Ausgangsüberlegung Heinekens war die Annahme, ein Europa mit seinerzeit 350 Mio. Einwohnern sei unregierbar, weshalb eine Dezentralisierung in Regionen mit 5 bis 10 Millionen Einwohnern geboten sei. Die vom Leidener Historiker Wim van den Doel vorgeschlagene Unterteilung in die diversen Regionen beruhte auf Konsultationen Heinekens mit Henk Wesseling, damals Professor der allgemeinen Geschichte an der Universität Leiden. Grundlage waren dabei die ethnischen Verbreitungsgebiete, nach denen sich die Aufteilung richtete. Diese sollte unter dem Motto „vor allem die Vormachtstellung der großen EU-Mitgliedsstaaten beseitigen und so mehr Stabilität, Gleichheit und Friede gewährleisten.“ Zugleich sollte auch die Verwaltung effizienter strukturiert werden.
Auch andere haben sich mit den Europa der Regionen befasst:

Laut Josef Isensee nimmt im Drei-Ebenen-System Union - Staat - Region der EU die unterste Ebene nur eine bescheidene Rolle ein. Auch der „Ausschuss der Regionen“ hätte Hoffnungen auf eine wirksamere Vertretung der Regionen enttäuscht. Es handle sich dabei mehr um eine „folkloristische Schaubühne“. Dennoch sieht Isensee großes Zukunftspotential in den Regionen, denn diese seien „vitale Elemente europäischer Identität“, während die Union selbst nur ein „Konstrukt der politischen Vernunft“ sei. Die Idee Europa erlange in den Regionen Bodenhaftung. „Hier wurzelt seine Vielgestalt, jener ‚unerschöpfliche Reichtum‘, der sein Wesen ausmacht.“

Auch Robert Menasse ist der Auffassung, dass der Region im Lissaboner Vertrag nur eine marginale Rolle zukomme, doch in Wahrheit sei die Region für den Menschen mentalitätsprägend und identitätsstiftend.

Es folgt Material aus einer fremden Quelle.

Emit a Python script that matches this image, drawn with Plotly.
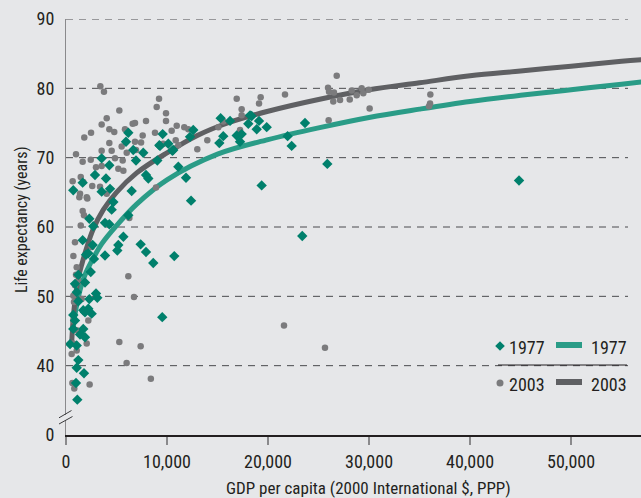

Für Werner Weidenfeld ist das Interesse an einem „Europa der Regionen“ nur ein Teil einer thematischen Konjunktur: Mal stünden bestimmte Themen im Mittelpunkt, mal bestenfalls am Rande. Für die Lösung der aktuellen Herausforderungen fordert er ein „Europa der Bürger“ durch eine strategisch denkende Politik-Generation.

Christoph Perathoner sieht hingegen die Rolle der Regionen in der EU weit positiver. Ausgehend von der Feststellung Daniel Bells, wonach die Nationalstaaten zur Lösung der großen Probleme zu klein seien und zur Lösung der kleinen Probleme zu groß, kommt er zum Schluss, dass die Regionen im Begriff stünden, diese Lücke zu schließen. Er fordert die Umgestaltung des Ausschusses der Regionen zu einem Senat der Regionen.


Peter Hilpold sieht in den Regionen bzw. in der Regionalpolitik ein wichtiges Instrument zur Überwindung der Finanz- und Wirtschaftskrise. Dazu ist mehr (wenn auch nicht uneingeschränkte) Solidarität erforderlich und diese kann sehr wirksam über die Regionalpolitik geübt werden.